Long story short, he meets a nutty psychic who tells him about two certain "children" in his future (don't worry.. they're not his out of wedlock or anything..) and he soon learns about a murder of a young girl that took place years ago in the "Horror House" ride at Joyland.
Devin then meets one of these "children," Mike Ross, and learns a whole lot. Mike is a disabled kid, who's quite interesting and very special, and ends up teaching Devin a thing or two about life. And, he meets Mike's hot mom, Annie. (Who's like ten years older than him...viewer discretion is advised>> don't say I didn't warn ya...).
And then bad things happen, but somebody may or may not save the day. 
The End.

Is it just me, or does Stephen King like have a deep and troubled psychological connection with carnival things? (I.e, Clowns, Rides, Fun) He probably does. However, he does really love this concept of contrasting this utter darkness/unhappiness/ morbidity of death with the anxious feeling of expectation one gets on a carnival ride. I mean after all, if anyone has read It, or seen the movie at least- you know the incredibly uneasiness that creeps up into you after seeing a killer clown hunt down children every thirty years (sidenote: absolutely impeccable casting of Tim Curry for that role). But anyway, it's this incredibly contrastive connection between 'bad' and 'good' that totally makes you want to keep your head in the book, and it honestly reveals such an important message: there is some bad in good things (how Zen of Sir King). 

As for the plot of Joyland, I found it reminiscent to SK's Cycle of the Werewolf (Silver Bullet), and some nuances of The Shining were most definitely in there. The whole psychological aspect of the characters is super intriguing, for there is (like The Shining) conflict over certain characters who have "the sight," and others who don't have the ability to "see" anything at all. I always liked this sort of dynamic, because by the end of the tale, you get to see which character ends up progressing more than the other.

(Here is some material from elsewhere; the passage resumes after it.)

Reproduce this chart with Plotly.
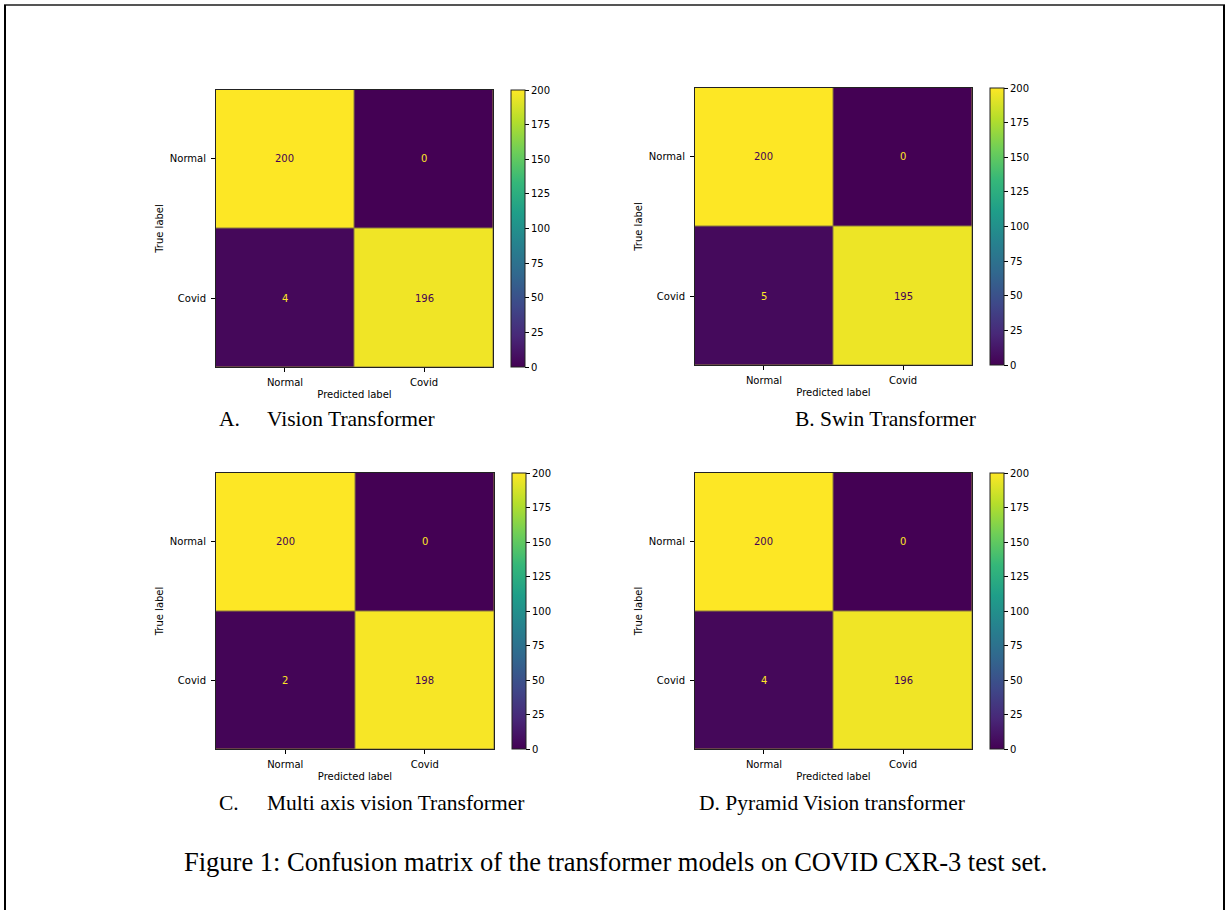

Like, does having a "psychic sight" enable or disable wisdom? Or is it better to not have it? I mean, after all, ignorance is bliss. 

As for Joyland's likeness to Cycle of the Werewolf (aka Silver Bullet), Mike Ross is totally the Marty Coslaw of this book (protagonist in SK's Cycle of the Werewolf/ Silver Bullet). Both kids are absolutely insightful and driven, not to mention the fact that both happen to be in wheelchairs. 

(WARNING: Baby Spoiler) Besides having "the sight," Mike is super ambitious and an overall angelic figure towards Devin. And via this "guardian angel" role that  Mike has, Devin sees not only a bit of self reflection, but also sees a persona that he aspires to be like (even though Mike is like 10 and Devin is a 19 year old). It seems that Devin pushes through for Mike---Mike is key to propelling Devin to continue on with life. Another great message; ultimately that>> life goes on after death.

One of the things I love about Stephen King is the fact that his themes constantly crossover throughout many of his different books. King remains true to the original "good" vs. "evil" but enhances these concepts through specific human plights and motivations (i.e disease, mental wants/needs). The relationships created between the characters are descriptive and quite poetic. But it is the horror that keeps these characters together. His characters must push through the horror to achieve harmony. 
And, what is King's horror? 

King's horror is the marriage of sanity and insanity. 
The disorder and order of psyche, the mental needs versus the mental wants. Mostly, his horror reveals to us that the worst enemy that we face is ourselves.

Devin learns this lesson throughout his experiences at Joyland, and is able to overcome this obstacle through his relationship with Mike.

Joyland was an incredible read, I highly recommend it to any mystery lovers. 

"Present fears are less than horrible imaginings."